(Code that draws figures)
———

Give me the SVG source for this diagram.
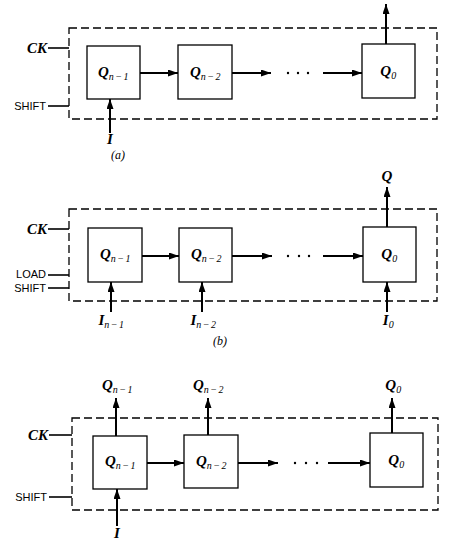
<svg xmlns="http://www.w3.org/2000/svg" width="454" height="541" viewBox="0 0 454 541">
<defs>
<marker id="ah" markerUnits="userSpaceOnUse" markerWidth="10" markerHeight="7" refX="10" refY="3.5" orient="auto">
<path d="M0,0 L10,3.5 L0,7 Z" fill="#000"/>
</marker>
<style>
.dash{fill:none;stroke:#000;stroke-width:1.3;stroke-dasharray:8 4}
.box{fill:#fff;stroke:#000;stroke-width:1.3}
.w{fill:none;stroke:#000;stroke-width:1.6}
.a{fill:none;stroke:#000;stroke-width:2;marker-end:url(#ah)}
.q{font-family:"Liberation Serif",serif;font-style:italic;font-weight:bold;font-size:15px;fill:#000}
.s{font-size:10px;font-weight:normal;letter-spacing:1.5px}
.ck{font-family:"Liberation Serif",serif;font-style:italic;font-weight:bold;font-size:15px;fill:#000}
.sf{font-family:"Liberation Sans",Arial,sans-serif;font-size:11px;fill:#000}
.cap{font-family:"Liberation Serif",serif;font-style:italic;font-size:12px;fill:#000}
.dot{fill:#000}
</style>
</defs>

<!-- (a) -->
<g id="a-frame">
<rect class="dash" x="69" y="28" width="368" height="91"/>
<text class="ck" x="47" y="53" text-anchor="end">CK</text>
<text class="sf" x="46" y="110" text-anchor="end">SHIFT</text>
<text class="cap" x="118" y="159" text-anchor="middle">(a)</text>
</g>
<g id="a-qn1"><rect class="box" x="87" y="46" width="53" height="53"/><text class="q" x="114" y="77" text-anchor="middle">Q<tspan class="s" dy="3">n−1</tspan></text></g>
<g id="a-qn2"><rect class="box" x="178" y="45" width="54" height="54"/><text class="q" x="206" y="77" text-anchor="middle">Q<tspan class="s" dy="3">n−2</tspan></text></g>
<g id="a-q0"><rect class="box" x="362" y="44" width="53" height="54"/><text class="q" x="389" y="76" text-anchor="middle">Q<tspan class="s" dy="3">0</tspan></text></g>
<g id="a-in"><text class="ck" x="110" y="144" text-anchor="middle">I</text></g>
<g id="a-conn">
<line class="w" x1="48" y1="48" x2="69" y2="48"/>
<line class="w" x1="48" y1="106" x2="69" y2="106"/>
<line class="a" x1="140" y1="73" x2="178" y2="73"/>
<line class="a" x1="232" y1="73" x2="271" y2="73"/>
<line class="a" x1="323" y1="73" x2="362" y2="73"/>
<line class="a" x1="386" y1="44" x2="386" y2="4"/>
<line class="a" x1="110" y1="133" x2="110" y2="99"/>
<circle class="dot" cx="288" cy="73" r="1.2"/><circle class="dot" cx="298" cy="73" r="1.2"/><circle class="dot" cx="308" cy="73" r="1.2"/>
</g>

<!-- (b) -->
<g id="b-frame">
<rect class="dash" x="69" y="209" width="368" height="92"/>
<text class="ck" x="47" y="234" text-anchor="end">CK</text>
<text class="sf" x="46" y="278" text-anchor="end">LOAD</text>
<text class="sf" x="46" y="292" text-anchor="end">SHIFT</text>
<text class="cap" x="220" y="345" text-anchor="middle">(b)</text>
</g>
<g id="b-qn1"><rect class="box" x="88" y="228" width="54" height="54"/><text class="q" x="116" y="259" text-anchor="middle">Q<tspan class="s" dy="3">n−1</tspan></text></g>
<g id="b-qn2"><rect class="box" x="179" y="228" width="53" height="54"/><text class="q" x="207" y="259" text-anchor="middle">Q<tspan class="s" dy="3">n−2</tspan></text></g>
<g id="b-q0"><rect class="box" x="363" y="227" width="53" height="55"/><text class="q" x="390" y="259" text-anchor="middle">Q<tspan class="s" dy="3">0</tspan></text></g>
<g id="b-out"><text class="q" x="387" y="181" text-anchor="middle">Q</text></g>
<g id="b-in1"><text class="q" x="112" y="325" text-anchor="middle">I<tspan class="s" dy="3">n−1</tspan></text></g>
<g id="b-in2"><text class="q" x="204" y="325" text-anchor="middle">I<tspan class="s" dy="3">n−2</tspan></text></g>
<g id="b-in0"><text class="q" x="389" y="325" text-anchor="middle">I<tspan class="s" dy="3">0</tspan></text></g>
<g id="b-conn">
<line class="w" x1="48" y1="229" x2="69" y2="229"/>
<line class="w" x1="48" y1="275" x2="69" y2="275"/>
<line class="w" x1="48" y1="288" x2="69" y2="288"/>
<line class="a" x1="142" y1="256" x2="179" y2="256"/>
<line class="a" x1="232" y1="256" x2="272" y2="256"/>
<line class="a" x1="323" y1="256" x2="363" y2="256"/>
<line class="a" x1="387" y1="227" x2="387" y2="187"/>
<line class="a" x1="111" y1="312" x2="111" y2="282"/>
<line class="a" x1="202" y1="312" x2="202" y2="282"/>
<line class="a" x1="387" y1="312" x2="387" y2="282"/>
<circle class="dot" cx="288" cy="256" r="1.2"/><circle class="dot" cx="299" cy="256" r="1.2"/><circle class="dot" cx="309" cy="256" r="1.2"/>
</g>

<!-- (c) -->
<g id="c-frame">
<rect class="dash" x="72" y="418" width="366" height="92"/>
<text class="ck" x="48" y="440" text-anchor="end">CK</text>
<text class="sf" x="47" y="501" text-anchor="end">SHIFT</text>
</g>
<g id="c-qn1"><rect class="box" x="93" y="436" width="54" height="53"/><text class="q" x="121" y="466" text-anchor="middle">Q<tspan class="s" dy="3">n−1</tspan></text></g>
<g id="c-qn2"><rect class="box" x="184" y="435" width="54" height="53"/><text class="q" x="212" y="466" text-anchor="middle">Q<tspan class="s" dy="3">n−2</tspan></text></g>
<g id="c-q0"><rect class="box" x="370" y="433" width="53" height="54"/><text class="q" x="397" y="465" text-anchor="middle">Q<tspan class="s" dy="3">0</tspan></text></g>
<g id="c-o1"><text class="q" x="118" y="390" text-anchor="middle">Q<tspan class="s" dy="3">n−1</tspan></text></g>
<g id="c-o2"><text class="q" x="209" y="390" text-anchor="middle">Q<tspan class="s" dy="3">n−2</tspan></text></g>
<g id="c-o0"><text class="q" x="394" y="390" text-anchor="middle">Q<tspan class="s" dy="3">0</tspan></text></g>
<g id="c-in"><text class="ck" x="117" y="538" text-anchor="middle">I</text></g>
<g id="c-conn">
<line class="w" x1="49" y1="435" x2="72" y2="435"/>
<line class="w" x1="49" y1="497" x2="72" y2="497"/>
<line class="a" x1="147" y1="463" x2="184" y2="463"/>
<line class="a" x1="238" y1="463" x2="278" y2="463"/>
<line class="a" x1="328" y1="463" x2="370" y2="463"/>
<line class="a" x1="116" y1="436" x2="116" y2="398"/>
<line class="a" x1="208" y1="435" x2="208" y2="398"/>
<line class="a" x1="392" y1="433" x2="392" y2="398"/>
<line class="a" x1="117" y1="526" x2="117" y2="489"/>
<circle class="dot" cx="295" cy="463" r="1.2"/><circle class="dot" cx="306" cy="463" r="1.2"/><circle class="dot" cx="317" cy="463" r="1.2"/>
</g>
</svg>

———

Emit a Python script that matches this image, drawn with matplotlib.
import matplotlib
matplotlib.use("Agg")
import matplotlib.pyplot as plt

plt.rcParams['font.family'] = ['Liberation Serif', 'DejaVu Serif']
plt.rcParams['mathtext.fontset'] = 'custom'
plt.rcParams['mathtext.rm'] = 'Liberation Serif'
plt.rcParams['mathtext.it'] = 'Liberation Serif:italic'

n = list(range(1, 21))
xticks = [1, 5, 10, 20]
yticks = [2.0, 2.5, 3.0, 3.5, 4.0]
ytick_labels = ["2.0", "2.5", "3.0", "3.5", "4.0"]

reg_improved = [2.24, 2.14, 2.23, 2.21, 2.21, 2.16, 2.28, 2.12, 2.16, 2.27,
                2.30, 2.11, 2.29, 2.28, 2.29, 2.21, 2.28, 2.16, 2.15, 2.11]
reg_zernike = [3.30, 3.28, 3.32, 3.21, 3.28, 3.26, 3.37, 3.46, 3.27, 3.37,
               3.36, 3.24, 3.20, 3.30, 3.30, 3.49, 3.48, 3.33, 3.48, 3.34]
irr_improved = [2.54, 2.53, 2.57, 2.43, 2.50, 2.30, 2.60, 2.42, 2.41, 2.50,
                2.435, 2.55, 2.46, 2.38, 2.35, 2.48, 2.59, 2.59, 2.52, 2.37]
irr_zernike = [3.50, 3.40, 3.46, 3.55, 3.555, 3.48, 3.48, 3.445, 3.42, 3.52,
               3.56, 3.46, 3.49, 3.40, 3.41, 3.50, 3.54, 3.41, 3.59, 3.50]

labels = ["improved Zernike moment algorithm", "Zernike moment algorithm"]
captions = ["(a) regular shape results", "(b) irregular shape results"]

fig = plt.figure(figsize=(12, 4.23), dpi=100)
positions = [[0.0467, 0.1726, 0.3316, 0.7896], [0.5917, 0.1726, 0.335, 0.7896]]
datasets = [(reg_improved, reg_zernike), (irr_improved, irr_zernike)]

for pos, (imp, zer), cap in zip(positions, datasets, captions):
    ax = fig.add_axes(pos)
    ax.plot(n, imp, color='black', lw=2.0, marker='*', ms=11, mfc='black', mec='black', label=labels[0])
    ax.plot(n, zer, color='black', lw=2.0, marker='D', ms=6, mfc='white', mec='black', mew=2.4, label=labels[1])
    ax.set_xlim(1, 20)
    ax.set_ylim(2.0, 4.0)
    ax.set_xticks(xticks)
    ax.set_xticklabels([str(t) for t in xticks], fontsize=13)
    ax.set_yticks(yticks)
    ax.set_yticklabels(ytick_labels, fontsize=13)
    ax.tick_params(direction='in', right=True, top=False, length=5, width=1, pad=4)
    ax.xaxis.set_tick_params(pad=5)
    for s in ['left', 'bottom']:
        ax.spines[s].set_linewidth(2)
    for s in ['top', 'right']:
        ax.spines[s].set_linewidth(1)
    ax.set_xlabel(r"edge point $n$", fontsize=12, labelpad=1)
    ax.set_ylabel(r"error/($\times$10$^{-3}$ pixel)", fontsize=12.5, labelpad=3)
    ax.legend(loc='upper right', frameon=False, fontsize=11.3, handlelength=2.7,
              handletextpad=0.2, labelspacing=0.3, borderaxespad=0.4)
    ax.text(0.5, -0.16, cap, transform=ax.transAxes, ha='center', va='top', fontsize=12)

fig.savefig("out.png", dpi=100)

———

--- Exercise details ---
Search the records above for "matplotlib". Copy each line where it is found.

--- Exercise result ---
Emit a Python script that matches this image, drawn with matplotlib.
import matplotlib
matplotlib.use("Agg")
import matplotlib.pyplot as plt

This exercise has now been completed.